_PROBLEM REQUIREMENTS_
Reproduce each line of the material exactly, minus any picture.

_DATA FOR PROCESSING_
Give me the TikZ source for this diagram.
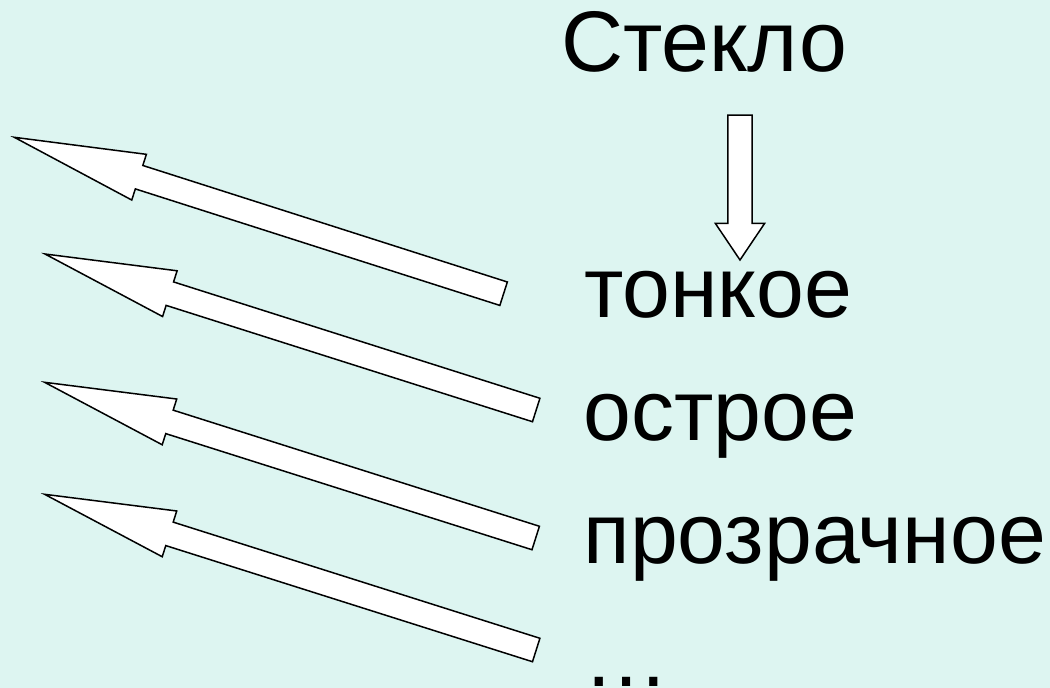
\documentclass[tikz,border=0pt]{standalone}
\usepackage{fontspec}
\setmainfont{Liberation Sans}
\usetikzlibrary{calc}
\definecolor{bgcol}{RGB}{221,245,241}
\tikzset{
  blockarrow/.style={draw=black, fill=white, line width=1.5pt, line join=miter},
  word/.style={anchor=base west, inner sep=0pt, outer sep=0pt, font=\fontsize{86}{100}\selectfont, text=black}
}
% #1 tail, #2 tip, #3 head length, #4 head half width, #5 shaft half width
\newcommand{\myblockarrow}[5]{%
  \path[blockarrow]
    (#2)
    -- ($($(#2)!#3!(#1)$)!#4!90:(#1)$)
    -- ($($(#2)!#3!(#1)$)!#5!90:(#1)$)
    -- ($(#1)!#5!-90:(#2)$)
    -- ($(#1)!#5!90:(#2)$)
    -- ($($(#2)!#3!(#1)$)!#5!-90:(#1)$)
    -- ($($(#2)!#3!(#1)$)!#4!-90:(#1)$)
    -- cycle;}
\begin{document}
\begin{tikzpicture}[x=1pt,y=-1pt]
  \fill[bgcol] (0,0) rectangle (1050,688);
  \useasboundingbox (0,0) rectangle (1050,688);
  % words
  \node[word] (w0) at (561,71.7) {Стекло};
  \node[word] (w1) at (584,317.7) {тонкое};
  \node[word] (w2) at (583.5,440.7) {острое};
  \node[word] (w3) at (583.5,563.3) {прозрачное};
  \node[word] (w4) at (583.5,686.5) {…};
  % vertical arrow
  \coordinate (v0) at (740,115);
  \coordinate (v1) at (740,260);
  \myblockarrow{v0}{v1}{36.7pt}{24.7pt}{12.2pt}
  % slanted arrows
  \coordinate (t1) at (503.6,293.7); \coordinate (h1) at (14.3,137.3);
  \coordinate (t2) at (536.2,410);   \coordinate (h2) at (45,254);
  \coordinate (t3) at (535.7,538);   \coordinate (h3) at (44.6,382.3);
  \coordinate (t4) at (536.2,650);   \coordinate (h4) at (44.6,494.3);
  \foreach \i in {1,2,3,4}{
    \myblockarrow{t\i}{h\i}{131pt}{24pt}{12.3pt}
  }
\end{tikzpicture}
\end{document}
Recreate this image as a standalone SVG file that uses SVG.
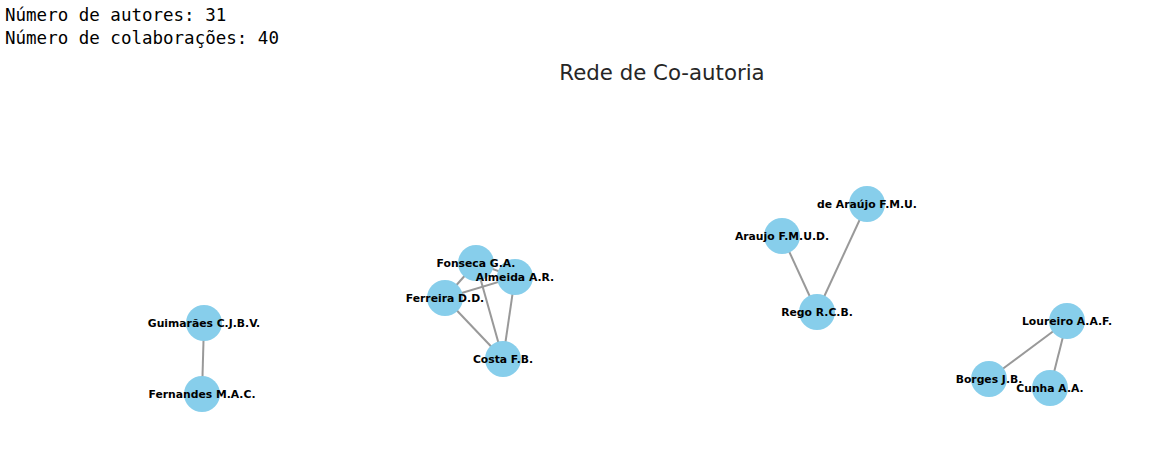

_RESULT_
Give me the TikZ source for this diagram.
\documentclass[tikz,border=0pt]{standalone}
\usepackage{fontspec}
\setmainfont{Liberation Sans}
\usetikzlibrary{calc}
\definecolor{bgcol}{RGB}{221,245,241}
\tikzset{
  blockarrow/.style={draw=black, fill=white, line width=1.5pt, line join=miter},
  word/.style={anchor=base west, inner sep=0pt, outer sep=0pt, font=\fontsize{86}{100}\selectfont, text=black}
}
% #1 tail, #2 tip, #3 head length, #4 head half width, #5 shaft half width
\newcommand{\myblockarrow}[5]{%
  \path[blockarrow]
    (#2)
    -- ($($(#2)!#3!(#1)$)!#4!90:(#1)$)
    -- ($($(#2)!#3!(#1)$)!#5!90:(#1)$)
    -- ($(#1)!#5!-90:(#2)$)
    -- ($(#1)!#5!90:(#2)$)
    -- ($($(#2)!#3!(#1)$)!#5!-90:(#1)$)
    -- ($($(#2)!#3!(#1)$)!#4!-90:(#1)$)
    -- cycle;}
\begin{document}
\begin{tikzpicture}[x=1pt,y=-1pt]
  \fill[bgcol] (0,0) rectangle (1050,688);
  \useasboundingbox (0,0) rectangle (1050,688);
  % words
  \node[word] (w0) at (561,71.7) {Стекло};
  \node[word] (w1) at (584,317.7) {тонкое};
  \node[word] (w2) at (583.5,440.7) {острое};
  \node[word] (w3) at (583.5,563.3) {прозрачное};
  \node[word] (w4) at (583.5,686.5) {…};
  % vertical arrow
  \coordinate (v0) at (740,115);
  \coordinate (v1) at (740,260);
  \myblockarrow{v0}{v1}{36.7pt}{24.7pt}{12.2pt}
  % slanted arrows
  \coordinate (t1) at (503.6,293.7); \coordinate (h1) at (14.3,137.3);
  \coordinate (t2) at (536.2,410);   \coordinate (h2) at (45,254);
  \coordinate (t3) at (535.7,538);   \coordinate (h3) at (44.6,382.3);
  \coordinate (t4) at (536.2,650);   \coordinate (h4) at (44.6,494.3);
  \foreach \i in {1,2,3,4}{
    \myblockarrow{t\i}{h\i}{131pt}{24pt}{12.3pt}
  }
\end{tikzpicture}
\end{document}
Recreate this image as a standalone SVG file that uses SVG.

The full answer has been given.